• _GIVEN EXERCISE_: Starting at the line that contains "What matplotlib code" and stopping at the line that contains "plt.rcParams['font.family'] = ['Lato', 'DejaVu", transcribe every line of the material below exactly; pictures stay out.

• _Records from a data source_:
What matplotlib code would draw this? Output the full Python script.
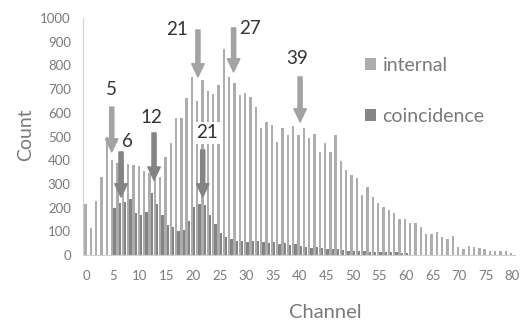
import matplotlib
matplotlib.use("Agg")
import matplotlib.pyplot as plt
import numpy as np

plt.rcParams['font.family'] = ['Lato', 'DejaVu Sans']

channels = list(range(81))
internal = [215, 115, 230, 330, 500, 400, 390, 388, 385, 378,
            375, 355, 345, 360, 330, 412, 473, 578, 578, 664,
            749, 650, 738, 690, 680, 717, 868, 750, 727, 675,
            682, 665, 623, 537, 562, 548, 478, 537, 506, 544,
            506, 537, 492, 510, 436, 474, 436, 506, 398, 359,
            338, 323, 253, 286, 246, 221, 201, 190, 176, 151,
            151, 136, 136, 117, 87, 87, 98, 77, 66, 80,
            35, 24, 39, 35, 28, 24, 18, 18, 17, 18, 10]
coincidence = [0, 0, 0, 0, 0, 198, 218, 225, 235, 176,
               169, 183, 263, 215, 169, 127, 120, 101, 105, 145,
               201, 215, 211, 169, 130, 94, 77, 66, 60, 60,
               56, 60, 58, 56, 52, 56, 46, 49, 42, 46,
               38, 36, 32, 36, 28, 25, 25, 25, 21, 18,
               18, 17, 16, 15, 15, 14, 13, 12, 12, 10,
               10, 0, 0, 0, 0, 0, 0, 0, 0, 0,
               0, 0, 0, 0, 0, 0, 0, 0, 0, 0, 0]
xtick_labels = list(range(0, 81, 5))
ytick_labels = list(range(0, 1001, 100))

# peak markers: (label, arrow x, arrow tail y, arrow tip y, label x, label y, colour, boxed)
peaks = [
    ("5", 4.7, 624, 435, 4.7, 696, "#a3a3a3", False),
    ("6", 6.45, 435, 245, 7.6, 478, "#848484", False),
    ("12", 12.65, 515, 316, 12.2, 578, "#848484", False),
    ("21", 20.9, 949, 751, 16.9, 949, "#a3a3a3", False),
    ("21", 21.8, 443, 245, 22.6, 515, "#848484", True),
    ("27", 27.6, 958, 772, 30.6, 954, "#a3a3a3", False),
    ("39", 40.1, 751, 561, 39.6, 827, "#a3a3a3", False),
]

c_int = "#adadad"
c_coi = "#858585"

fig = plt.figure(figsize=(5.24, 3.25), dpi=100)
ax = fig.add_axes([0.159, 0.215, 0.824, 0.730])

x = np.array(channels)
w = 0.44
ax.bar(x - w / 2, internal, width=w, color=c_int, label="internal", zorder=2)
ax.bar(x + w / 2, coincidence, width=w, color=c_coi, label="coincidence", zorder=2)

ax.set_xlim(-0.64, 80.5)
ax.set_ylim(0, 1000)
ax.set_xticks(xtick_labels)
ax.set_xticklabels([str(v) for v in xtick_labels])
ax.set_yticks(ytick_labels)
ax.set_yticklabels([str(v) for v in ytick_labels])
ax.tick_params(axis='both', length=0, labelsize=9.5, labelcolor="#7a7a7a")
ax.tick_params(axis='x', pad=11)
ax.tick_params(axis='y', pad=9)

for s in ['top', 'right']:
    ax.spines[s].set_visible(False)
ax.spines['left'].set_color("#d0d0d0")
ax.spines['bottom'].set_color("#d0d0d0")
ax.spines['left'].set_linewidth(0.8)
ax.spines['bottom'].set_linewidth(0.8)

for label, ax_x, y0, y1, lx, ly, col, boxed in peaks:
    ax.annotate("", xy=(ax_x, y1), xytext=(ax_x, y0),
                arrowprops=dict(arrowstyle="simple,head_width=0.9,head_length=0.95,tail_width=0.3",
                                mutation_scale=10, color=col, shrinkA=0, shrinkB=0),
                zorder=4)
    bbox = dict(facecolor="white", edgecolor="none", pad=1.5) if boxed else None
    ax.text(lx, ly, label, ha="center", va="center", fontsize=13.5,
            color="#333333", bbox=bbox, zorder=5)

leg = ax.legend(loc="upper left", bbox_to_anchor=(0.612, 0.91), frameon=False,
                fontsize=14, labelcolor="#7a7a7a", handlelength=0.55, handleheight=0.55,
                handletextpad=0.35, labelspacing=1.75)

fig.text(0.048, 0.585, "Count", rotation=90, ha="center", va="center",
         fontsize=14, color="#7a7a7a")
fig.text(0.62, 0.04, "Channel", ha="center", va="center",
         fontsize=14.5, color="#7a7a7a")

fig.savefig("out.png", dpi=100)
==
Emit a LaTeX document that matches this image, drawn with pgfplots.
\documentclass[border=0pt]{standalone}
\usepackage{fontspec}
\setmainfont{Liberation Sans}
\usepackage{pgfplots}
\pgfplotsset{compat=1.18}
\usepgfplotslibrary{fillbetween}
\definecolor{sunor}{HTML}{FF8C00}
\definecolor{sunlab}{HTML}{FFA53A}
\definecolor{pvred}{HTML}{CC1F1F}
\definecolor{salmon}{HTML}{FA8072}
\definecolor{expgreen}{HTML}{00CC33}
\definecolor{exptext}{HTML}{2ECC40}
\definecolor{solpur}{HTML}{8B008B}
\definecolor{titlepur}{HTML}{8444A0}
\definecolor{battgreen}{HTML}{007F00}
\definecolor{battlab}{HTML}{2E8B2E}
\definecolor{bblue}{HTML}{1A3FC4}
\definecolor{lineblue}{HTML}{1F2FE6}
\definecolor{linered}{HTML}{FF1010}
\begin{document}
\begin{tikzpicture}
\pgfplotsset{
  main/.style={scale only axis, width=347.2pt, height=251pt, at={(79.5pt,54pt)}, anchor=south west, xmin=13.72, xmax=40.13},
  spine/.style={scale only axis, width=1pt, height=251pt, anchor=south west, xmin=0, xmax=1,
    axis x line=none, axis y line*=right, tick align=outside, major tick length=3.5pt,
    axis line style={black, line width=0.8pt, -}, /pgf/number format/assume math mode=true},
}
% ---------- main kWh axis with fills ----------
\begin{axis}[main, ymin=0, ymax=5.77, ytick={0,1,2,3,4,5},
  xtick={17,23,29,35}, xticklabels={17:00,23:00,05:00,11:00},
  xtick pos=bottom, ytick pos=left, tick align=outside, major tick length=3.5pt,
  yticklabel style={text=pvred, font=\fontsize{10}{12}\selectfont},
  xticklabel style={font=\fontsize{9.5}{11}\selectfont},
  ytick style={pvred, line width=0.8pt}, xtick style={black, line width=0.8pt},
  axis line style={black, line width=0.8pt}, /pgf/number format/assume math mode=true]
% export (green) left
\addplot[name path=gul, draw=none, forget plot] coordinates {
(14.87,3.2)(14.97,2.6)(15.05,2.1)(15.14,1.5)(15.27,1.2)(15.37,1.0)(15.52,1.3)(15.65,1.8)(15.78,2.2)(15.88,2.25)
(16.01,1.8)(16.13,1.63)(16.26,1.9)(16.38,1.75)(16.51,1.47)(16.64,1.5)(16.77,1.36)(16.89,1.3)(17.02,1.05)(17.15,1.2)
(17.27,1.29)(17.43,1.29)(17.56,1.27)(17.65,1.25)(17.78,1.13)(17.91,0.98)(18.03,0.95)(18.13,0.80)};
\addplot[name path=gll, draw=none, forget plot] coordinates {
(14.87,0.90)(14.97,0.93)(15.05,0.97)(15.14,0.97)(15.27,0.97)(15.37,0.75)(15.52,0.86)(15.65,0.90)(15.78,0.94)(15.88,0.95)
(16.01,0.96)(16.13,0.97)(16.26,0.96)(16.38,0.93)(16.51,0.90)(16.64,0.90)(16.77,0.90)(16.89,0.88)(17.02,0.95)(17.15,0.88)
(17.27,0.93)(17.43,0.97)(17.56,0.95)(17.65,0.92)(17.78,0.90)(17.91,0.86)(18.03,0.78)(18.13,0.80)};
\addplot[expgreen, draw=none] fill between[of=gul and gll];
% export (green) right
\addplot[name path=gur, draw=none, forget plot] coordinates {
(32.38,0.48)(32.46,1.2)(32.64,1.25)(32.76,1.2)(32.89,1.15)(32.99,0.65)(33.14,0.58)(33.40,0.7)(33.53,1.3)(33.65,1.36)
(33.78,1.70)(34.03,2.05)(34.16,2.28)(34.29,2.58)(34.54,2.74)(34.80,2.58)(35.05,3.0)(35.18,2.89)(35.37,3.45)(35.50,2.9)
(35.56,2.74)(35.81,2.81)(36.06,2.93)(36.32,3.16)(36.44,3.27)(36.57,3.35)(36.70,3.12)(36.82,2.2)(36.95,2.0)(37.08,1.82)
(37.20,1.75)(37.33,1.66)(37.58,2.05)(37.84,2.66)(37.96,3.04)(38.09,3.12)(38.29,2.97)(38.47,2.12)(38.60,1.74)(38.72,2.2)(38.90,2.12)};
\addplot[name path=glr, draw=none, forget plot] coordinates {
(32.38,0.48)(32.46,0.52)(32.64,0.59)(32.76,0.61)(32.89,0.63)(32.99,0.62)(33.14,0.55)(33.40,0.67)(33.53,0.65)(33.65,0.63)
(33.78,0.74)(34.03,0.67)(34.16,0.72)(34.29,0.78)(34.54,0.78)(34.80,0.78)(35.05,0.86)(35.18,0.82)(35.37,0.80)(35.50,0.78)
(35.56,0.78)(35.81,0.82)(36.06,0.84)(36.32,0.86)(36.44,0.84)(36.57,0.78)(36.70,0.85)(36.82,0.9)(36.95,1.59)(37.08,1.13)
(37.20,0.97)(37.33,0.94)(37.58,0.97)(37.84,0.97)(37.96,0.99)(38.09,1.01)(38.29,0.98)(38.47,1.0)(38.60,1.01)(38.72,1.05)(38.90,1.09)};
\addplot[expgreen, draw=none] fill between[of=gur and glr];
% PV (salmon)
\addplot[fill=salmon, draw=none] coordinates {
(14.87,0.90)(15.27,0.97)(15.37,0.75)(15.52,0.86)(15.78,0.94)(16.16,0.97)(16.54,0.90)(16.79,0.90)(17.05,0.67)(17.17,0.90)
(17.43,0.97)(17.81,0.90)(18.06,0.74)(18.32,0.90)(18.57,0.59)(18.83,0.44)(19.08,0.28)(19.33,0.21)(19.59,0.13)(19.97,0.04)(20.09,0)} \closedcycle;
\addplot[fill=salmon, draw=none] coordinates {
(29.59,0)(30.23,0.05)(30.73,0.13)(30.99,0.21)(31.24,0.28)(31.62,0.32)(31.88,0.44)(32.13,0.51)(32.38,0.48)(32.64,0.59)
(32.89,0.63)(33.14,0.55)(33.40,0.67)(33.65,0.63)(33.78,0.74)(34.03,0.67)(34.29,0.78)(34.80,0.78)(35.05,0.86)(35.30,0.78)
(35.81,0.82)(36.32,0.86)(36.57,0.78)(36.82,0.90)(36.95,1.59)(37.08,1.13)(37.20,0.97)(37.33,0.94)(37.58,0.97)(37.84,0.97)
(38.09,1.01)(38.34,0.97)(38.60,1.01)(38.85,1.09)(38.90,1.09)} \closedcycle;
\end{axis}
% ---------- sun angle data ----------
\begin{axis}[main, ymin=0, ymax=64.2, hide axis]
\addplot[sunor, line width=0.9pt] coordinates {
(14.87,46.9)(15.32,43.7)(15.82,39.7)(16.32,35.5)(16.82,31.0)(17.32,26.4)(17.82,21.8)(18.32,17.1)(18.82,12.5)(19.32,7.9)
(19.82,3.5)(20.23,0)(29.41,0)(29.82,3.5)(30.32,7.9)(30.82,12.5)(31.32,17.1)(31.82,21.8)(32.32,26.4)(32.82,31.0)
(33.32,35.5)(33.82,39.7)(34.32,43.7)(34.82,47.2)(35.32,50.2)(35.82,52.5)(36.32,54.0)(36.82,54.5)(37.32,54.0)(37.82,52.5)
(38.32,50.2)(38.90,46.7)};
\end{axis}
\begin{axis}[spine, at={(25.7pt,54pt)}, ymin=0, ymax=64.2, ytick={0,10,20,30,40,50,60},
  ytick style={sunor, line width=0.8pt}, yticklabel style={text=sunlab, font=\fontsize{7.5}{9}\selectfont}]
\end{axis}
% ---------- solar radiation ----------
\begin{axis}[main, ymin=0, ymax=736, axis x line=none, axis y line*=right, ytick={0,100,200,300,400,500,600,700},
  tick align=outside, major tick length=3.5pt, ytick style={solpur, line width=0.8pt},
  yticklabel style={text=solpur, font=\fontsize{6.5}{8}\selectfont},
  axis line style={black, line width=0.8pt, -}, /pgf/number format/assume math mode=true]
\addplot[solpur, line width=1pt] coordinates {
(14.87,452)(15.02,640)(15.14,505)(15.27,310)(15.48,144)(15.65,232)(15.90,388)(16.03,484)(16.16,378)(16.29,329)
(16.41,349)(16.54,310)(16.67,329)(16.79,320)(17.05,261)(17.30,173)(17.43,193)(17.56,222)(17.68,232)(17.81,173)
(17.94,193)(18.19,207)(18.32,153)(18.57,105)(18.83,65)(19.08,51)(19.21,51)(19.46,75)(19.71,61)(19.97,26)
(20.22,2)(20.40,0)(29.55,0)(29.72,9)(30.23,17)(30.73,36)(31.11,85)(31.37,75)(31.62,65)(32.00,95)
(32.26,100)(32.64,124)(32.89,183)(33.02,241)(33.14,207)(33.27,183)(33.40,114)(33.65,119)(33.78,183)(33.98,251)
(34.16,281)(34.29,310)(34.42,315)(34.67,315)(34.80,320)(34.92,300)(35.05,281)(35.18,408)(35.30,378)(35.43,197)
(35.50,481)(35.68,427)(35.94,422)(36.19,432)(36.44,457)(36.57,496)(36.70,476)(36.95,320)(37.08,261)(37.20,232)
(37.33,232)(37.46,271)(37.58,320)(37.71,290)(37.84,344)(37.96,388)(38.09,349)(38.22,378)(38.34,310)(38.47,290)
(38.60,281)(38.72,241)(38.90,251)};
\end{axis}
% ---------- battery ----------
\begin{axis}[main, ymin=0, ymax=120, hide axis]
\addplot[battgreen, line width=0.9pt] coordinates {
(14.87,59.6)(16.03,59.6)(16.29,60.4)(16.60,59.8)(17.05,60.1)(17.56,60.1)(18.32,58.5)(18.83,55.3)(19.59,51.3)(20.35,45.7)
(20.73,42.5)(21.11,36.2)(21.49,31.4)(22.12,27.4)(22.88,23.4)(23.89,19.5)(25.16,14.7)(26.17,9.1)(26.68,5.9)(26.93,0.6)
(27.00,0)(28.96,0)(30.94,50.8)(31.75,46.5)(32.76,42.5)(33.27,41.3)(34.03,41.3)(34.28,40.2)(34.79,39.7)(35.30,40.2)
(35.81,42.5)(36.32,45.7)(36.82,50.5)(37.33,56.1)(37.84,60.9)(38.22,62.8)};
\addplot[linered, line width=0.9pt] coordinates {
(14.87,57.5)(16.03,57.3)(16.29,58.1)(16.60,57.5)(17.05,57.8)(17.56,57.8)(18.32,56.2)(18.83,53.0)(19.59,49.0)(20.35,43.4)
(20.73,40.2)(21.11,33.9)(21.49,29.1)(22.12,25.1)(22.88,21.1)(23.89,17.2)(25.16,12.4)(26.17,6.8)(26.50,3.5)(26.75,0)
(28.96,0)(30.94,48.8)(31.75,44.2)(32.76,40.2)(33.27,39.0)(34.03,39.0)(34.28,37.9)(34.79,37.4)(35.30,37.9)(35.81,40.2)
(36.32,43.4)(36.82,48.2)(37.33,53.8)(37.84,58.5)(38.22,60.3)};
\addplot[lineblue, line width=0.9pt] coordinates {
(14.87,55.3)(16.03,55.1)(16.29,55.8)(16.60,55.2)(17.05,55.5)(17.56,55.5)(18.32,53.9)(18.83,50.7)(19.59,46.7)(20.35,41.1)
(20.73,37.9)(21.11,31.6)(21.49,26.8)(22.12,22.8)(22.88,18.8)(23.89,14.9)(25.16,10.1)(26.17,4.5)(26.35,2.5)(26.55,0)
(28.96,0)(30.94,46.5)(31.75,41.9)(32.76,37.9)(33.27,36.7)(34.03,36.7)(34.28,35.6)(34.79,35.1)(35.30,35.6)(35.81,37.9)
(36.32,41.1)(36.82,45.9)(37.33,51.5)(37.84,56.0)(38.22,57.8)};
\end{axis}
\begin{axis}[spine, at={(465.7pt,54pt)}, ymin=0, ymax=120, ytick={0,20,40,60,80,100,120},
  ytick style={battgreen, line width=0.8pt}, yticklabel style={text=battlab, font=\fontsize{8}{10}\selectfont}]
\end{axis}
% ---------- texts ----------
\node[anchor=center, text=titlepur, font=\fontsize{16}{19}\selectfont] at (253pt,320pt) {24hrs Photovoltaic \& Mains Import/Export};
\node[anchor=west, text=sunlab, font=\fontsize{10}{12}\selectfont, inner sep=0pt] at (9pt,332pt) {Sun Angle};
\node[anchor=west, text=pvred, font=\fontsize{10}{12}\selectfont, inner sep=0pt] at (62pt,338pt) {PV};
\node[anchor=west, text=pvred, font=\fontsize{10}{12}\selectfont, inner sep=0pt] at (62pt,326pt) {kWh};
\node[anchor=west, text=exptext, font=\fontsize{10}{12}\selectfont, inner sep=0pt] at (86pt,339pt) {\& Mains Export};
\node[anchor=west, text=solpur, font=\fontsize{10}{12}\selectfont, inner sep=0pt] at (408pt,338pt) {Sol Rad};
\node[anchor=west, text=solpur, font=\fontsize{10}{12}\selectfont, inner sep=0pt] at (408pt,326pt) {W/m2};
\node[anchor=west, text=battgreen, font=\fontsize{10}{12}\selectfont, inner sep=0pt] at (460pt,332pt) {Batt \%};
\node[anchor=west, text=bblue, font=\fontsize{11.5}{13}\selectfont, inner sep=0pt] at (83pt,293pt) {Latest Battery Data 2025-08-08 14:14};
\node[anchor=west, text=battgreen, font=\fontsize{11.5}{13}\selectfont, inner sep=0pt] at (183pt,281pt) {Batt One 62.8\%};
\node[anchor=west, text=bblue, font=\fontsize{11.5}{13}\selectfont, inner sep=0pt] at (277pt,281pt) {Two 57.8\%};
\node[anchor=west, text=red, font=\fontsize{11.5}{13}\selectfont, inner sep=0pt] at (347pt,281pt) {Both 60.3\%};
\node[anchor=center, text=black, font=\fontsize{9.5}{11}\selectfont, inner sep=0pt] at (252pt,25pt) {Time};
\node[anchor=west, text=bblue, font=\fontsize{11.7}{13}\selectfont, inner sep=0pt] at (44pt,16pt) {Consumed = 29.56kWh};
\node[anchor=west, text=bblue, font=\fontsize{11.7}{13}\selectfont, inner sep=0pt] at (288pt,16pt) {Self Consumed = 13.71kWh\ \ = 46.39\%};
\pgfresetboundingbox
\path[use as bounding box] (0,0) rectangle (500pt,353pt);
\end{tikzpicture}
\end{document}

• _SOLUTION BELOW_:
What matplotlib code would draw this? Output the full Python script.
import matplotlib
matplotlib.use("Agg")
import matplotlib.pyplot as plt
import numpy as np

plt.rcParams['font.family'] = ['Lato', 'DejaVu Sans']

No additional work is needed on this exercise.